As part of that effort, Biden and Trudeau will announce a forthcoming ministerial meeting on climate and the resumption of the Cross-Border Crime Forum, an annual gathering of top law enforcement officials from each country to examine ways to collaborate on counterterrorism and efforts to combat smuggling and organized crime.
Although Biden and Trudeau are more closely aligned politically than former President Donald Trump and the Canadian leader, sore spots have emerged with the new administration. Biden said on his first day in office that the Keystone pipeline isn’t “consistent with my administration’s economic and climate imperatives.”
Trudeau has called the project—which would have shipped more than 800,000 barrels of crude a day from Alberta’s oil sands to U.S. refineries—a key priority, and voiced his concern over the cancellation in a phone call with Biden last month.
Trudeau may also press Biden on another early executive action: his “Buy American” order that strengthened requirements for federal spending, clamping down on contractors’ use of foreign suppliers. That could spell trouble for Canadian suppliers who sell to American companies that contract with the federal government.
Trudeau is expected to seek waivers similar to those granted during the Obama administration to help protect Canadian businesses.

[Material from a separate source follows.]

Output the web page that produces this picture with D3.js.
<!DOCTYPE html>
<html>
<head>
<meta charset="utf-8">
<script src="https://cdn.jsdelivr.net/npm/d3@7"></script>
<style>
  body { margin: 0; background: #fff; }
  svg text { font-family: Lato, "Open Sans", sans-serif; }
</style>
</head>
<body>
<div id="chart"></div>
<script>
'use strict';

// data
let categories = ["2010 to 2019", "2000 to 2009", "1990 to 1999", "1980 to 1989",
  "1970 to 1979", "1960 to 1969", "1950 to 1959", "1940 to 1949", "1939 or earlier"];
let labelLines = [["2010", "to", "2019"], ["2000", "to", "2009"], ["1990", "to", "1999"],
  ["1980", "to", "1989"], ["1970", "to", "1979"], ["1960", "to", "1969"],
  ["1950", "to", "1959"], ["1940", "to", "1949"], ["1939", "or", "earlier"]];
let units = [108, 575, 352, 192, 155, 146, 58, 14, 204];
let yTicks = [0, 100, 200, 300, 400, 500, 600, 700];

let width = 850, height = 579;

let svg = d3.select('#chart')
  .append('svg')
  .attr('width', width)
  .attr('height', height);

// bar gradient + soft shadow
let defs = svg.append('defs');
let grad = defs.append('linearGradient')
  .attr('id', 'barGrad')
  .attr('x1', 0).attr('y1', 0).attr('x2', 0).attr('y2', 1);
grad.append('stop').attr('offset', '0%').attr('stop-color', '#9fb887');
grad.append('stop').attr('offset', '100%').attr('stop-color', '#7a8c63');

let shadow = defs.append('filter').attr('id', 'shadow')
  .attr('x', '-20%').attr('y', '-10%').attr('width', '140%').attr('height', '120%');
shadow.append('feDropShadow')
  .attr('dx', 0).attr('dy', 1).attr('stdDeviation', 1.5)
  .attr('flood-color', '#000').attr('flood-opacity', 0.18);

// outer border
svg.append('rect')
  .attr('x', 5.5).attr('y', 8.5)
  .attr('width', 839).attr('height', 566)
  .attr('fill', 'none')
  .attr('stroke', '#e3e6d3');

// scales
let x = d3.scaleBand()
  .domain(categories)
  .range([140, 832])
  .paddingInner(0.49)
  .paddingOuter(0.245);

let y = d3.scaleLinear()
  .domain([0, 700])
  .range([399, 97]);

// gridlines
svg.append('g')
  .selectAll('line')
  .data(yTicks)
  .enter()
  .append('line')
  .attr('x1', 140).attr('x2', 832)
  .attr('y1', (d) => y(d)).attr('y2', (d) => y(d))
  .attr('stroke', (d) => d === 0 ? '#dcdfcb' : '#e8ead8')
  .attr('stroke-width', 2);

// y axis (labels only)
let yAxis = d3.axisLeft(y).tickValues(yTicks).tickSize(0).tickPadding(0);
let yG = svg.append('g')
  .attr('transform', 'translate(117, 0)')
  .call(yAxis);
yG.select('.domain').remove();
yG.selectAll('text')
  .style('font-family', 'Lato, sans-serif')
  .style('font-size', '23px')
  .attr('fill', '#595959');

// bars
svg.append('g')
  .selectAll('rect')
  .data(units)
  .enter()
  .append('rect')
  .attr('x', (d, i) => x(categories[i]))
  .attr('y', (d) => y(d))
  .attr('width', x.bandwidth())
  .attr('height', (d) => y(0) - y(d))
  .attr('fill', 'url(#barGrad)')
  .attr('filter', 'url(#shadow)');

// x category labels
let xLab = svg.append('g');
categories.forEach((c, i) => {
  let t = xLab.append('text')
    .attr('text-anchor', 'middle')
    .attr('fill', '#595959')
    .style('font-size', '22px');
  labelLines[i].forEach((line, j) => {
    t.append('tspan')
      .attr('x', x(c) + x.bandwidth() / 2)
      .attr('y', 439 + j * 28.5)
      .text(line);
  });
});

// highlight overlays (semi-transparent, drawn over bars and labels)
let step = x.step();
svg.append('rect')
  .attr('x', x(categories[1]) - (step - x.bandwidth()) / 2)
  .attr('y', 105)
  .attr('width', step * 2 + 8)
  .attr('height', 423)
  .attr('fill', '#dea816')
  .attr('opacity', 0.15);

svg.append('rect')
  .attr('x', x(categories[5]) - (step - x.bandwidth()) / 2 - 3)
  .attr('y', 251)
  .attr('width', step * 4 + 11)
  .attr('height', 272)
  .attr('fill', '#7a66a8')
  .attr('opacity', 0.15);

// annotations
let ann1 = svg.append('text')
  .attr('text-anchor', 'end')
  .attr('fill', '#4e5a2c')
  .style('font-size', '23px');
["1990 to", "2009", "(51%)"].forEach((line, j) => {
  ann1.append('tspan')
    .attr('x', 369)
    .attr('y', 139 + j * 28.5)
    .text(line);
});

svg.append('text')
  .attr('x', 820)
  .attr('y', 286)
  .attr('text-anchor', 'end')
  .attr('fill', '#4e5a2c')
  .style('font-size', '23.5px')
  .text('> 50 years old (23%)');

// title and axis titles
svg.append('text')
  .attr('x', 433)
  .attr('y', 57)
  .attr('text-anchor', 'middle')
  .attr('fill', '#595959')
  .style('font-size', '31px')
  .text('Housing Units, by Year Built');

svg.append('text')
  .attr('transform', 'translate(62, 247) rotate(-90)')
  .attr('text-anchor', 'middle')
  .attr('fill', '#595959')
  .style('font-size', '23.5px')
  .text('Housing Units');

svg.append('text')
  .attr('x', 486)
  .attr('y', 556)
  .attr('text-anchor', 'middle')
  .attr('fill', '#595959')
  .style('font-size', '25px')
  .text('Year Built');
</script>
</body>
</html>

But White House aides said on Tuesday that they didn’t anticipate the president offering any guarantees on procurement policy.

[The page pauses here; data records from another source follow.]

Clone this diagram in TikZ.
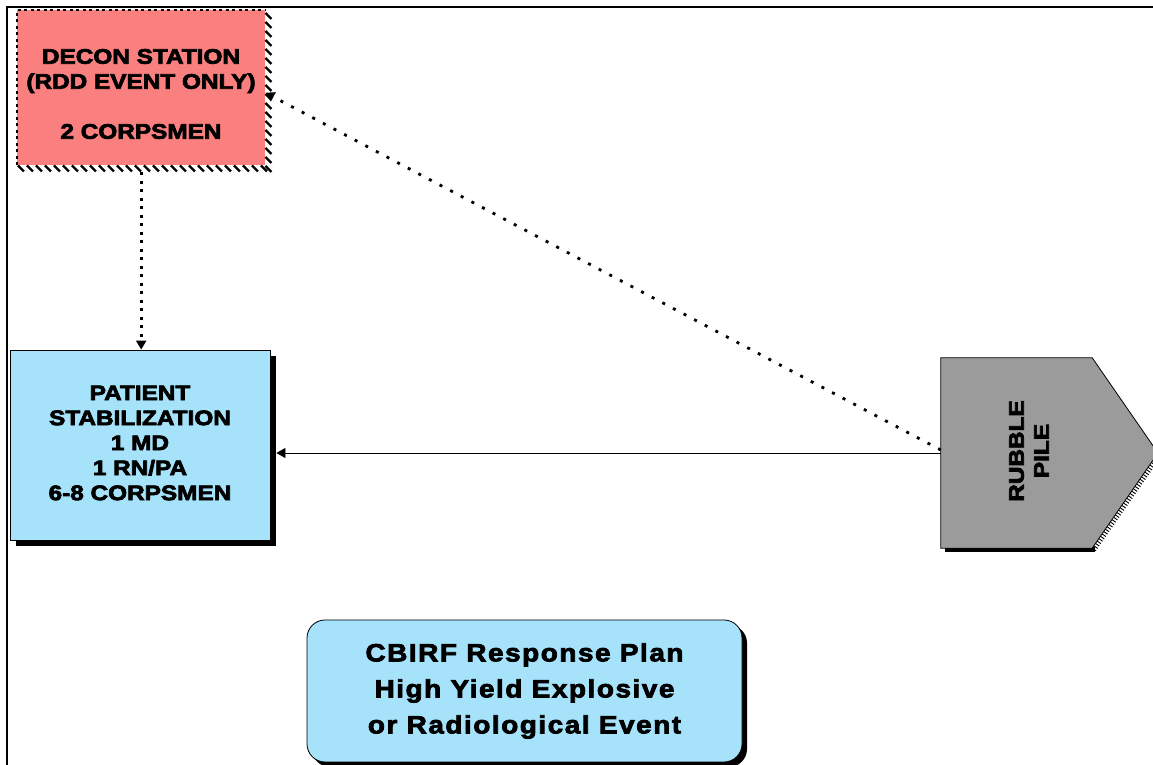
\documentclass[tikz,border=0pt]{standalone}
\usepackage{fontspec}
\setmainfont{Liberation Sans}
\newfontfamily\widefont[FakeStretch=1.16, BoldFeatures={FakeBold=3.5}]{Liberation Sans}
\newfontfamily\titlefont[FakeStretch=1.12, LetterSpace=6, BoldFeatures={FakeBold=3}]{Liberation Sans}
\usetikzlibrary{arrows.meta,calc}
\definecolor{decpink}{RGB}{250,128,128}
\definecolor{lblue}{RGB}{166,226,250}
\definecolor{rgrey}{RGB}{155,155,155}
\tikzset{
  boxtext/.style={font=\widefont\bfseries\fontsize{21}{25}\selectfont, align=center, text=black, inner sep=0pt},
  titletext/.style={font=\titlefont\bfseries\fontsize{25}{36}\selectfont, align=center, text=black, inner sep=0pt},
  hatchstroke/.style={line width=2.2pt, black},
  finestroke/.style={line width=0.9pt, black},
  dotline/.style={line width=3pt, dash pattern=on 3pt off 5.5pt},
  dotlinetwo/.style={line width=2.8pt, dash pattern=on 3pt off 9pt},
  tip/.style={-{Triangle[width=10pt,length=9pt]}},
}
\begin{document}
\begin{tikzpicture}[x=1pt,y=1pt]
\useasboundingbox (0,0) rectangle (1153,765);
\fill[white] (0,0) rectangle (1153,765);
% frame
\draw[line width=2pt] (7,0) -- (7,758) -- (1153,758);

% decon station
\node[fill=decpink, minimum width=248, minimum height=155, inner sep=0, anchor=north west] (decon) at (17,755) {};
\foreach \yy in {752,743,...,596} \draw[hatchstroke] (265.5,\yy) -- ++(6,-6);
\foreach \xx in {18,27,...,262} \draw[hatchstroke] (\xx,599.5) -- ++(6,-6);
\draw[line width=2pt, dash pattern=on 3pt off 3.5pt] (decon.south west) -- (decon.north west) -- (decon.north east);
\node[boxtext] (dtext) at (141,671) {DECON STATION\\(RDD EVENT ONLY)\\[25pt]2 CORPSMEN};

% patient stabilization
\fill[black] (16,219) rectangle (276,409);
\node[draw, line width=0.8pt, fill=lblue, minimum width=260, minimum height=190, inner sep=0] (patient) at (140,320) {};
\node[boxtext] (ptext) at (140,322) {PATIENT\\STABILIZATION\\1 MD\\1 RN/PA\\6-8 CORPSMEN};

% rubble pile
\node[minimum width=151, minimum height=190, inner sep=0] (rubble) at (1016.5,312) {};
\fill[black] (945,213) rectangle (1095,217.5);
\foreach \t in {0,0.025,...,1} \draw[finestroke] ($(1092,217)!\t!(1158,312)$) -- ++(4,-2.8);
\draw[fill=rgrey, line width=0.8pt] (rubble.south west) -- (rubble.north west) -- (rubble.north east) -- (1158,312) -- (rubble.south east) -- cycle;
\node[boxtext, rotate=90] (rtext) at (1029,314) {RUBBLE\\PILE};

% title
\fill[black, rounded corners=18pt] (312,-2) rectangle (747,140);
\node[draw, line width=0.8pt, fill=lblue, rounded corners=18pt, minimum width=435, minimum height=142, inner sep=0] (title) at (524.5,74) {};
\node[titletext] (ttext) at (524.5,74) {CBIRF Response Plan\\High Yield Explosive\\or Radiological Event};

% connectors
\draw[dotline, tip] ($(decon.south)+(0,-7)$) -- (decon.south |- patient.north);
\draw[dotlinetwo, tip] ($(rubble.west)+(0,3)$) -- ($(decon.east)+(0,-5)$);
\draw[line width=0.8pt, tip] (rubble.west) -- ($(rubble.west -| patient.east)+(6,0)$);
\end{tikzpicture}
\end{document}
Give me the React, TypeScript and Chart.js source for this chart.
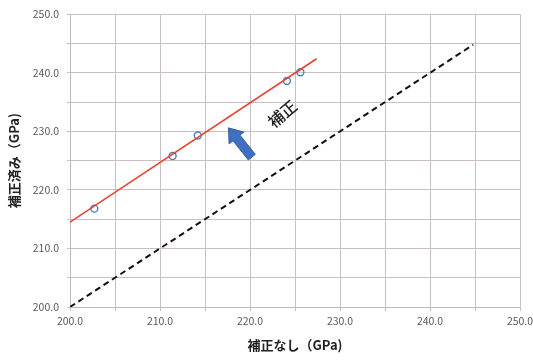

Canada is also likely to again seek U.S. assistance in pressuring China to release former diplomat Michael Kovrig and businessman Michael Spavor, who were detained in 2018 after Canada arrested Meng Wanzhou, a Chinese executive with Huawei Technologies Co. The U.S. has sought the extradition of Meng—who is the daughter of the company’s founder—to try her on fraud charges. Her extradition case remains pending in Canadian courts.
Following a smaller meeting with the leaders and their foreign policy teams, Trudeau and Biden will participate in a larger virtual gathering featuring additional members of their respective Cabinets. Once that discussion concludes, the leaders are expected to deliver a joint statement to the media.